* BEGIN *
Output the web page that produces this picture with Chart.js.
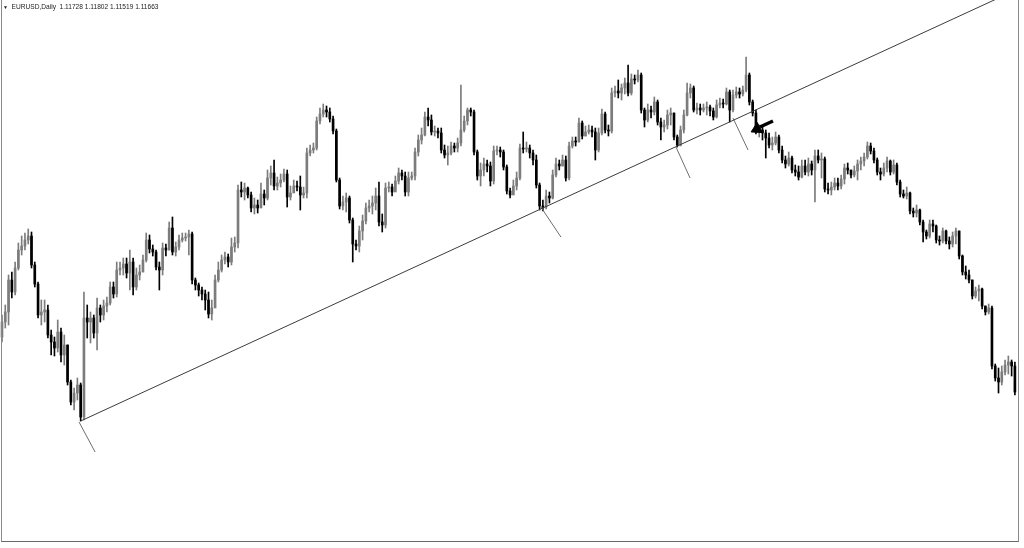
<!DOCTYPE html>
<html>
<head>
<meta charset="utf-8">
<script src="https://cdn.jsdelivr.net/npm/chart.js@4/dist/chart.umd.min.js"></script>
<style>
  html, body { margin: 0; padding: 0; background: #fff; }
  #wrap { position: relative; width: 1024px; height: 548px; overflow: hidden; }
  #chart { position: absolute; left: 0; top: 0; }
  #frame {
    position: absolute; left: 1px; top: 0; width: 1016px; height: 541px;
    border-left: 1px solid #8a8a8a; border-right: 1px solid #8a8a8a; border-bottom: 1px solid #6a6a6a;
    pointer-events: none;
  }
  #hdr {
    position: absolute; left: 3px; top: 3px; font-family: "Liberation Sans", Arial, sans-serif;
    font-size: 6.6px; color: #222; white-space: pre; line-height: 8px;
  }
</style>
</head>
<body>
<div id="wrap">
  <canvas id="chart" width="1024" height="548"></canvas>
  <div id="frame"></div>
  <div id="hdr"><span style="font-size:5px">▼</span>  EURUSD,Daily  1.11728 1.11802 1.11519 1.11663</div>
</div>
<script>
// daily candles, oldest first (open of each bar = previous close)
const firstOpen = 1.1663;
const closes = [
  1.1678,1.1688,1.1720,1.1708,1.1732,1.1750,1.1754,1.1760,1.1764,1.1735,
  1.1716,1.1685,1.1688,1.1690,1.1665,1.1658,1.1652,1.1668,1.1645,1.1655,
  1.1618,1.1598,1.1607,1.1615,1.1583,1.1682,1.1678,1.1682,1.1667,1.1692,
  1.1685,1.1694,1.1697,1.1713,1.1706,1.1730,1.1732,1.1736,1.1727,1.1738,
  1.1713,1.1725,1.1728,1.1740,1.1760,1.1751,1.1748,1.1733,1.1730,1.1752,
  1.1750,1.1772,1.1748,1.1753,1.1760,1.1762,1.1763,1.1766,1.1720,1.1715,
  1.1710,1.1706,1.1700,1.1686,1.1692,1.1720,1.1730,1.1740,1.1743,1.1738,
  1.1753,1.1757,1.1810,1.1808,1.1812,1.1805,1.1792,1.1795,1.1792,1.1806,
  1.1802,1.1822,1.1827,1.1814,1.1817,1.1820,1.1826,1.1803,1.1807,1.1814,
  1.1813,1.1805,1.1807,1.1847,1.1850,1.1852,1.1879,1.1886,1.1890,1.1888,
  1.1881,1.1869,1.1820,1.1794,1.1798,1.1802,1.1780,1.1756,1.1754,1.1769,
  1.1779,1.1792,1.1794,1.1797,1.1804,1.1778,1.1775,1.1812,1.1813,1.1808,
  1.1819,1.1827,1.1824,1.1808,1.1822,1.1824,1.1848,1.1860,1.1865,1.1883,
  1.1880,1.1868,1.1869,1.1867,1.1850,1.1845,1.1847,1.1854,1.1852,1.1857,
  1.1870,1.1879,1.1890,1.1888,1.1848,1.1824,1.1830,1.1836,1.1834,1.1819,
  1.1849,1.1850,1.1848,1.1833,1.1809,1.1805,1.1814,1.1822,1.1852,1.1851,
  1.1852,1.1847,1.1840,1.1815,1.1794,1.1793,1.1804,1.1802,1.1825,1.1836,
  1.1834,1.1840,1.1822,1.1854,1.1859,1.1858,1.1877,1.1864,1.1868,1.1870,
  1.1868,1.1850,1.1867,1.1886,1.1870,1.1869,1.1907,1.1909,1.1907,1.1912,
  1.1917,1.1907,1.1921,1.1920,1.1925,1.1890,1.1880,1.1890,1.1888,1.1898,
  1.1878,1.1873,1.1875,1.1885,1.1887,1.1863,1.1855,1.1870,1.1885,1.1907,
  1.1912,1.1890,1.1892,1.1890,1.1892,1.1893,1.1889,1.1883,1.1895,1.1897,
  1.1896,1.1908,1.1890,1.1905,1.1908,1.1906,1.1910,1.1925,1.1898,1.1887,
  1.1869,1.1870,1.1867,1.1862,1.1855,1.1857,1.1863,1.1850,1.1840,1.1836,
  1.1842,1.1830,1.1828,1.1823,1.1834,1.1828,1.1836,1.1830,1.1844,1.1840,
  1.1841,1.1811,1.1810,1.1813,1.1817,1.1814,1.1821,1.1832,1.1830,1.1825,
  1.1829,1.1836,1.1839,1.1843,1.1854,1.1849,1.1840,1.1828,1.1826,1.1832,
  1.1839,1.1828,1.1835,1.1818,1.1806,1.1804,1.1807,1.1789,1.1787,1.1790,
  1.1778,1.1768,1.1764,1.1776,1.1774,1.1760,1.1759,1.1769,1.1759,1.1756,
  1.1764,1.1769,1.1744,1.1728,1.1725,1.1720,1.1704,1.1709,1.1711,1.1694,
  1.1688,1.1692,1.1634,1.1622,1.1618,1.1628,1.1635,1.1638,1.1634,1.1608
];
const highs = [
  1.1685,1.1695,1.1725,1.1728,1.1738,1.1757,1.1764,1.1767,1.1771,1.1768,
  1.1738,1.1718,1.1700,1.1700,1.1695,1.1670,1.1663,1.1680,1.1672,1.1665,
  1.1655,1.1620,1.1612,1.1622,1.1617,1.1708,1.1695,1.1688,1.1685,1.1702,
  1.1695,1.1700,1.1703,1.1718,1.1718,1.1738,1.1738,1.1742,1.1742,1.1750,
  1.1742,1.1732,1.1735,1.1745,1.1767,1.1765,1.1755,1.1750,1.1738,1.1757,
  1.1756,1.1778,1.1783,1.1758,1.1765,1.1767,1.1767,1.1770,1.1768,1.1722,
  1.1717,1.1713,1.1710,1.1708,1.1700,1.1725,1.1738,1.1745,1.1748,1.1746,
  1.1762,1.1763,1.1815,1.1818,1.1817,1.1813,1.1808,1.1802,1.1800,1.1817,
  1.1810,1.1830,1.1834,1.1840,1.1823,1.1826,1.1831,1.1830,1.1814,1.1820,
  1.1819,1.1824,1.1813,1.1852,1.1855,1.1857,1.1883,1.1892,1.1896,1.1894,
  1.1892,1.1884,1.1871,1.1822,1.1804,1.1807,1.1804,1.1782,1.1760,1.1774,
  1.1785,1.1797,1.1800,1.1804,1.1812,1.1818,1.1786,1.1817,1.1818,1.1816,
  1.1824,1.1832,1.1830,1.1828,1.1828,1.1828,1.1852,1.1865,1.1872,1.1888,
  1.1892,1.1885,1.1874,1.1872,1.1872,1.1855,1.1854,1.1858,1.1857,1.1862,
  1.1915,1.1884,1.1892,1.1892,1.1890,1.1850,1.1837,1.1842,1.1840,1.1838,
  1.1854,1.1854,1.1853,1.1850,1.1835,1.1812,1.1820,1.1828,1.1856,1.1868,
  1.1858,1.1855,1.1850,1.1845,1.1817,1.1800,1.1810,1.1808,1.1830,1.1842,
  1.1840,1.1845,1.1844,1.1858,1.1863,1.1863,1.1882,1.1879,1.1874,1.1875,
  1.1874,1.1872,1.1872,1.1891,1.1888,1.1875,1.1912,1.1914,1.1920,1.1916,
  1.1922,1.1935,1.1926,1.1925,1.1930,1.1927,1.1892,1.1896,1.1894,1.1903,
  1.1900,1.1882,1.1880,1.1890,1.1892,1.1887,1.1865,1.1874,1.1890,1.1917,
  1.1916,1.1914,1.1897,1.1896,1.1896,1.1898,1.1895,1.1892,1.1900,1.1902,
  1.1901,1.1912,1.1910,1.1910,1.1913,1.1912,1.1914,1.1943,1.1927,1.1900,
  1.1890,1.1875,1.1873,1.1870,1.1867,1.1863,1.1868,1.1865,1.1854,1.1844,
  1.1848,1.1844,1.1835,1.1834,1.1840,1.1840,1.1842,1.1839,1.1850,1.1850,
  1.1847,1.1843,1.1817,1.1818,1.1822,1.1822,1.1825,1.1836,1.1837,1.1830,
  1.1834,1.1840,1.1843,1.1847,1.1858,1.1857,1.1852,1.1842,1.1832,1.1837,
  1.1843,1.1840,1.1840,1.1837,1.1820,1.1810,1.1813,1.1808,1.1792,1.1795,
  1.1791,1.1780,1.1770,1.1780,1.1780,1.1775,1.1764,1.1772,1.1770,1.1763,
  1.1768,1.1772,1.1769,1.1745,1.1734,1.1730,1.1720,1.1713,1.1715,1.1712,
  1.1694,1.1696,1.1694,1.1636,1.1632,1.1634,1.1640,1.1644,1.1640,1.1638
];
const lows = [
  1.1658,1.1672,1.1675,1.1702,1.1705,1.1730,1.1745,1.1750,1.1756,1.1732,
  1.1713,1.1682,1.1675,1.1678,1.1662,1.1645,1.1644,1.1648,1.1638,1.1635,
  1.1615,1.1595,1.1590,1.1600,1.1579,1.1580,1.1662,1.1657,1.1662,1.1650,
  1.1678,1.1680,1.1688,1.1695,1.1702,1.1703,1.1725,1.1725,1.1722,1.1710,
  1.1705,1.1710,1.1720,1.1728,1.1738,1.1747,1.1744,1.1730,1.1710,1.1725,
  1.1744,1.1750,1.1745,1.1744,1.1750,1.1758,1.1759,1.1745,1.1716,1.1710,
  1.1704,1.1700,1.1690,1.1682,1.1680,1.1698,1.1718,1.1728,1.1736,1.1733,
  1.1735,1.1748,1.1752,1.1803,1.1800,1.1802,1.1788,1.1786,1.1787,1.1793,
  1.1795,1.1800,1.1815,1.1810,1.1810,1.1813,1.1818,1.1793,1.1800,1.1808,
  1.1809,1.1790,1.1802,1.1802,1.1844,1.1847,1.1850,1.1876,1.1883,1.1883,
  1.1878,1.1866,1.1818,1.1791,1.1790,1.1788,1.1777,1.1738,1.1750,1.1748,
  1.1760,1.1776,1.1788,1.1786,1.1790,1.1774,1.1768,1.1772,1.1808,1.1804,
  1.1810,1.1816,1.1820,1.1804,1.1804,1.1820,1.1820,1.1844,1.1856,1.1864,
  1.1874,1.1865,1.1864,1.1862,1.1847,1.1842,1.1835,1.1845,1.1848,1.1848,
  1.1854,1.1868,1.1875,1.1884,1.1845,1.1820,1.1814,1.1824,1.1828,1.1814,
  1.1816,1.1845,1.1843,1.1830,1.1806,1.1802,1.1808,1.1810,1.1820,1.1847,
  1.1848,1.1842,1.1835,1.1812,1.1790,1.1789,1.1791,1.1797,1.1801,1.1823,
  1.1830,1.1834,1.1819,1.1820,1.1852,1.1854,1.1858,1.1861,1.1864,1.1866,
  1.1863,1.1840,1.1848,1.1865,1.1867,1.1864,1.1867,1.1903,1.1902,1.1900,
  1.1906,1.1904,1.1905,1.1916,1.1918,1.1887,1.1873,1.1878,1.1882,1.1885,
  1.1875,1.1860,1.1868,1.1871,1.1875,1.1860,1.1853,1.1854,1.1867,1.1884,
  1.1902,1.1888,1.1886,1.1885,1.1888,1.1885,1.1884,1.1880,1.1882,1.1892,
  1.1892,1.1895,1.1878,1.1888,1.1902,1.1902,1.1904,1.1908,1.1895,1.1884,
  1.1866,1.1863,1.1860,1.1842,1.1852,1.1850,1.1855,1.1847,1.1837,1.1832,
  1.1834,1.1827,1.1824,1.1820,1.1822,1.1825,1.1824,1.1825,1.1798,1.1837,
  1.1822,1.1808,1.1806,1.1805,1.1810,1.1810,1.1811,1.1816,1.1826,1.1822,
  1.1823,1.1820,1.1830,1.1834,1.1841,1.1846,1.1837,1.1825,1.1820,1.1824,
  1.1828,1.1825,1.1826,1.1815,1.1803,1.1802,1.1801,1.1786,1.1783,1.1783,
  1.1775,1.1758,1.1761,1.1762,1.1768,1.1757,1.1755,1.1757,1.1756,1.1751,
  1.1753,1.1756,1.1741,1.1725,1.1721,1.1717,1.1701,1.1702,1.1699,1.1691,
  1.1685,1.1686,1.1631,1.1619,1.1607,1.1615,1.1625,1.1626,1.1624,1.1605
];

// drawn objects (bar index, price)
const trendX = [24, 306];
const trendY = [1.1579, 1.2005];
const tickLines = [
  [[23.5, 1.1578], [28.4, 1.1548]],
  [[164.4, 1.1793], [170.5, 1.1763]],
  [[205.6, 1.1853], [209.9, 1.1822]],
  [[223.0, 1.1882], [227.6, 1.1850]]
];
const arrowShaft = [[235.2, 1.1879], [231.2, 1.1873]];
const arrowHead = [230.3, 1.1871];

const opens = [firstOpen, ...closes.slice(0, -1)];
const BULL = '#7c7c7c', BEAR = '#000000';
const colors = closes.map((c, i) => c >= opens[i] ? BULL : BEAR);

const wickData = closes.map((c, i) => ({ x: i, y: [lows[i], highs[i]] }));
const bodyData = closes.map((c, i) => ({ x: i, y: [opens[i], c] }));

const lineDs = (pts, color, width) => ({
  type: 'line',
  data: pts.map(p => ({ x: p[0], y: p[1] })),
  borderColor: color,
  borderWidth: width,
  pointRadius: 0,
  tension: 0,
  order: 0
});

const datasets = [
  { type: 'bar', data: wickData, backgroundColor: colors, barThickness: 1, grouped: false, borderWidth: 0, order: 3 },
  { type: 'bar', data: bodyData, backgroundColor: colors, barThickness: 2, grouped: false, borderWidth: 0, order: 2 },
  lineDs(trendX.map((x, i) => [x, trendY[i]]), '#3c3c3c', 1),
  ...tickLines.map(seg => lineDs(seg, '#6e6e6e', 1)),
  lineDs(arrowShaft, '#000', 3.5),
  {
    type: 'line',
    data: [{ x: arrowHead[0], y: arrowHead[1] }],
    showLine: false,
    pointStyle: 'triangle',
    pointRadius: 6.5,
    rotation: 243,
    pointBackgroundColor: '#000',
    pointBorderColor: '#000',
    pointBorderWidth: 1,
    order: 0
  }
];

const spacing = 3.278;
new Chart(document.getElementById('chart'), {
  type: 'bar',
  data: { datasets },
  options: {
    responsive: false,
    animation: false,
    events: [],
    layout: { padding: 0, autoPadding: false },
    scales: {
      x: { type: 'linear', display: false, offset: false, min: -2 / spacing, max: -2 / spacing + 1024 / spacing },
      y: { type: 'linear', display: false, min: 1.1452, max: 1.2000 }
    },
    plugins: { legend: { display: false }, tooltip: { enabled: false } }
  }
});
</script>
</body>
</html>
* END *
* BEGIN *
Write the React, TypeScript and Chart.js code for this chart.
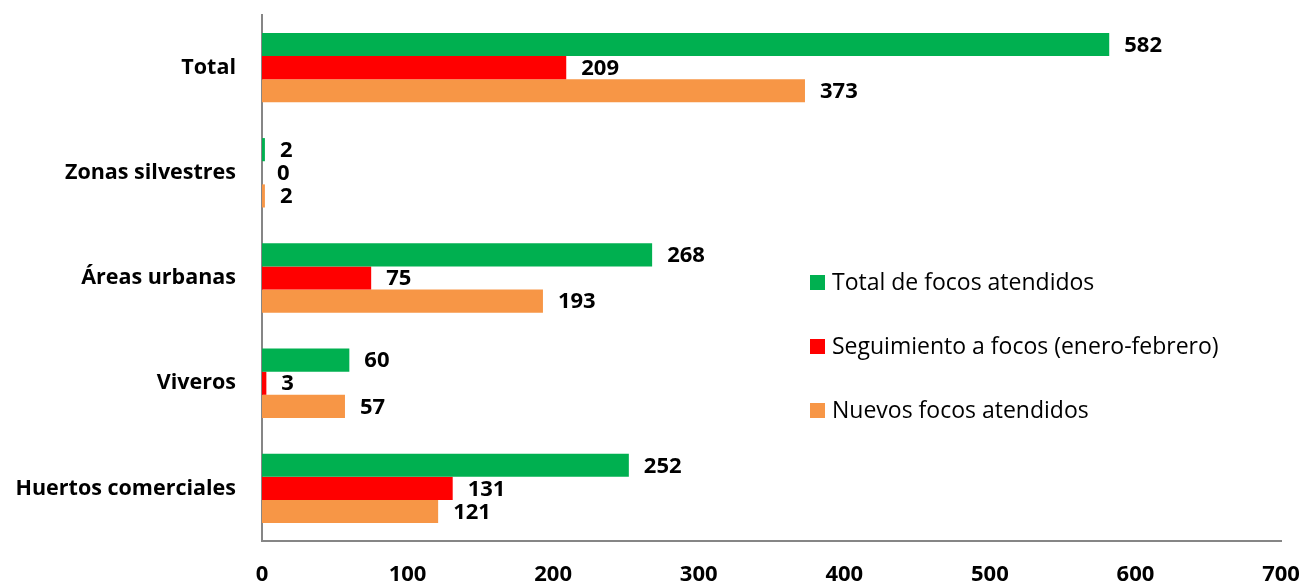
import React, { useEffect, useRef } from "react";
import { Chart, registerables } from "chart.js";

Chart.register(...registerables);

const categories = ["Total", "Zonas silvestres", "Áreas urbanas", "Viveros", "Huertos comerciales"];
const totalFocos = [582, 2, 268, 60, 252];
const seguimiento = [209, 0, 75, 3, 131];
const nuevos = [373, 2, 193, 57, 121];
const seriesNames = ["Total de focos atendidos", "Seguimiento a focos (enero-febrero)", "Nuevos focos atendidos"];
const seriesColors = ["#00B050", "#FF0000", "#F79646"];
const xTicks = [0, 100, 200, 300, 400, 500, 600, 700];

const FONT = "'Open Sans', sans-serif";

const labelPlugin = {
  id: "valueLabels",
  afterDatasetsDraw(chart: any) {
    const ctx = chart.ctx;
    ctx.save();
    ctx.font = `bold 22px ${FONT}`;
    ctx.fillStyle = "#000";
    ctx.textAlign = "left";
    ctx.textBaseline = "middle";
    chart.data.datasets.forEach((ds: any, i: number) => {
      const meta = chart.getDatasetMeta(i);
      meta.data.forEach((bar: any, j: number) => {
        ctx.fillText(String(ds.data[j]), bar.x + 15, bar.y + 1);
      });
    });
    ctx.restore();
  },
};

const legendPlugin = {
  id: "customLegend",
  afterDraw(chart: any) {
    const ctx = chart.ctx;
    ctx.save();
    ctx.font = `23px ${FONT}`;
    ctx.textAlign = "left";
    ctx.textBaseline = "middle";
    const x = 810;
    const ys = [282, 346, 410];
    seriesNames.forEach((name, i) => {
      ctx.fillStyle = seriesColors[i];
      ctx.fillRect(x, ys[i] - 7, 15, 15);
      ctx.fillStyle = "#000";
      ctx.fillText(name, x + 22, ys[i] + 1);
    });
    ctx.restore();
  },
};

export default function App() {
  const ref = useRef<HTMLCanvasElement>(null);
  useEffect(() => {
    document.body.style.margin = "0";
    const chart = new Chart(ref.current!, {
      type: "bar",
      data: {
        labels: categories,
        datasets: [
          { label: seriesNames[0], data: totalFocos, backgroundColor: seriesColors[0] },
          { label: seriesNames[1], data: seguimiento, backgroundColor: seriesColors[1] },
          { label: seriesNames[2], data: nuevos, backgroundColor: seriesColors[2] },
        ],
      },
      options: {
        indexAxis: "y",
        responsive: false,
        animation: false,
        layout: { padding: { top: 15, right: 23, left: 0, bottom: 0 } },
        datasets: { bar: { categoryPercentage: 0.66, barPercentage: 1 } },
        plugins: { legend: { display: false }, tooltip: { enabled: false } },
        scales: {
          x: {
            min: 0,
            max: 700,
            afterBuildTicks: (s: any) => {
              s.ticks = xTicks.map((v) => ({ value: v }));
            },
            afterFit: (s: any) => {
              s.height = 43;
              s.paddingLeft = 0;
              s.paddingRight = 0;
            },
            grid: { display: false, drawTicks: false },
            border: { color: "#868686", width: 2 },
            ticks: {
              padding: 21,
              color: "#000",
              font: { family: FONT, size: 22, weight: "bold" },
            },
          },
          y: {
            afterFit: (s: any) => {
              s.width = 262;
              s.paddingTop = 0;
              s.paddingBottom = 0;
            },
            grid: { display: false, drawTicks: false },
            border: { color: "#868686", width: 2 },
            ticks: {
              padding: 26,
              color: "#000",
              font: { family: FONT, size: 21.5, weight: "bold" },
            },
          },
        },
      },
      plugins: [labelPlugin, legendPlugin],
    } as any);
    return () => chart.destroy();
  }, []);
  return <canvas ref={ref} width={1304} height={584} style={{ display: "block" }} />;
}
* END *
_What needs to be done_
Repeat only the lines from the one with "Write the React, TypeScript" down to the one with "Chart.register(...registerables);", word for word and both included, and leave the pictures out.

_Reply to the exercise_
Write the React, TypeScript and Chart.js code for this chart.
import React, { useEffect, useRef } from "react";
import { Chart, registerables } from "chart.js";

Chart.register(...registerables);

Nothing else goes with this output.